Havia então em Montmartre um convento, cuja igreja se elevava
no ponto culminante do cabeço e pelos subterrâneos da qual se
ia à capela subterrânea dos Santos Mártires, situada a
pequena distância da igreja e assim chamada porque, sendo
crença geral que S. Duns e seus companheiros foram
martirizados naquele lugar, este santuário lhes era dedicado.
Foi esta capela que o nosso Santo escolheu para a sua
consagração solene e para a dos seus queridos discípulos.

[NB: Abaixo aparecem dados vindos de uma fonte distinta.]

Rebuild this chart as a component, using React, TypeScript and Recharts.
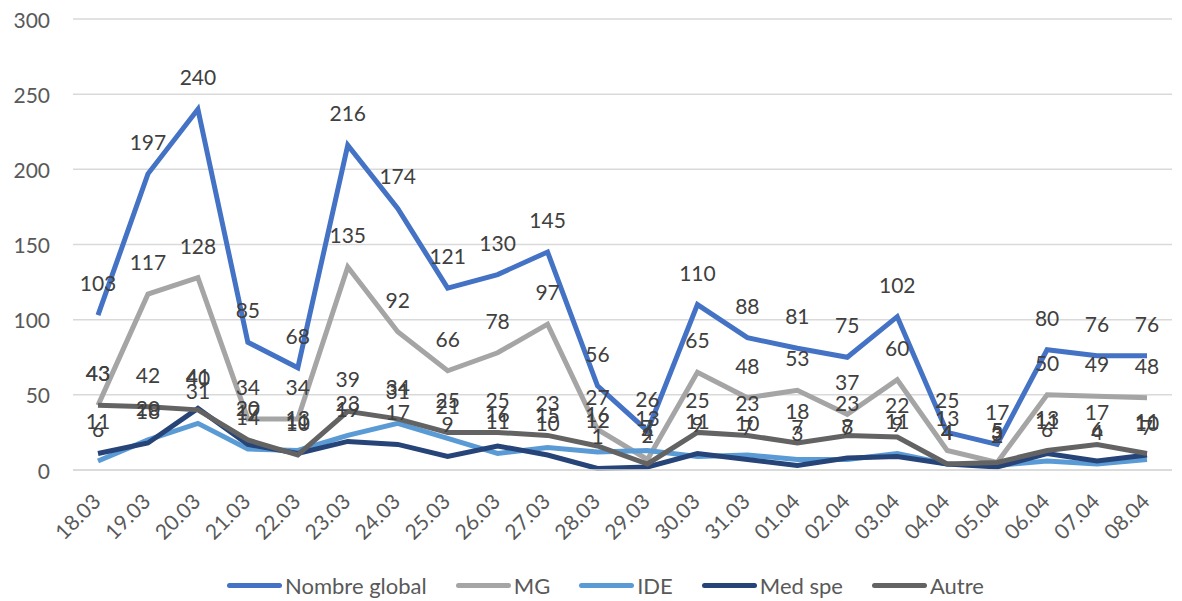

Deviam estar ali absolutamente sós e guardar segredo sobre
este projecto.
A 15 de Agosto de 1534, todos se dirigiram a este santuário,
onde os primeiros apóstolos dos Gauleses tinham recebido a
morte em testemunho da fé que ali vieram trazer. Pedro Fabro,
o único que era sacerdote, celebrou a santa missa. Antes da
comunhão voltou-se para os seus irmãos, tendo nas mãos o
corpo de Nosso Senhor, e todos, um após outro pronunciaram,
em face da Hóstia adorável, a fórmula dos seus votos de
castidade perpétua, de pobreza voluntária, e de viagem
apostólica à Terra Santa ou abandono à disposição do Sumo
Pontífice para maior glória de Deus. Comprometeram-se, além
disso, a não aceitar nenhuma dignidade eclesiástica, e a não
receberem gratificação por nenhuma das funções do seu santo
ministério.
Depois destas promessas, todos comungaram com -tanto fervor e
tão doce consolação, que Simão Rodrigues, trinta anos depois,
afirmava não ter nunca experimentado felicidade comparável
àquela que se seguiu ao seu primeiro compromisso em
Montmartre.
Os novos apóstolos sentiam-se tão felizes que não se podiam
separar depois desta grande e solene ação; tinham necessidade
de se verem, de se felicitarem mutuamente, de gozarem juntos
da sua felicidade comum. Corria uma pequena fonte, límpida e
fresca, ao sopé da colina; desceram, rodearam-na, tomaram uma
pequena refeição e combinaram o que deviam fazer. Alguns
deles não tinham terminado os seus estudos teológicos, era
preciso terminá-los e resolveram que o seu voto de pobreza
não seria obrigatório exteriormente senão depois destes
estudos. Até então, continuaria a guardar-se segredo sobre a
associação que acabava de formar-se.
Decidiu-se em seguida que, no dia 25 de janeiro de 1536,
partiriam para Veneza, de onde embarcariam para a Palestina,
a não ser que os corsários inimigos fossem um obstáculo
invencível à viagem. Entretanto reunir-se-iam frequentes
vezes, ora em casa duns, ora em casa doutros, tomariam juntos
uma refeição muito frugal, conversariam sobre assuntos
espirituais, e conservariam entre si uma terna caridade, que
os uniria de maneira que não houvesse entre eles senão um só
coração e uma só alma. Inácio recomendou-lhes que se
aproximassem dos sacramentos todos os domingos e dias
santificados, e que renovassem os seus votos todos os anos,
em igual dia, no mesmo sítio:
Combinado tudo isto, os amigos abraçaram-se cordialmente e
separaram-se.
Tinha nascido a Companhia de Jesus.
Naquele mesmo ano de 1534, Henrique VIII, rei de Inglaterra
publicava um edito, declarando culpado de crime capital, e
dignos de morte, os súditos que não riscassem o título de
soberano pontífice de qualquer livro ou escrito em que o
encontrassem.
Ao mesmo tempo, Calvino enviava os seus emissários a todas as
universidades de França para inocular nelas o veneno da
heresia.
No momento em que vemos aparecer os primeiros apóstolos, que
deviam ser os mais temíveis adversários desta nova heresia,
começava ela a fazer estragos, com um resultado deplorável,
entre os estudantes dos colégios de Paris.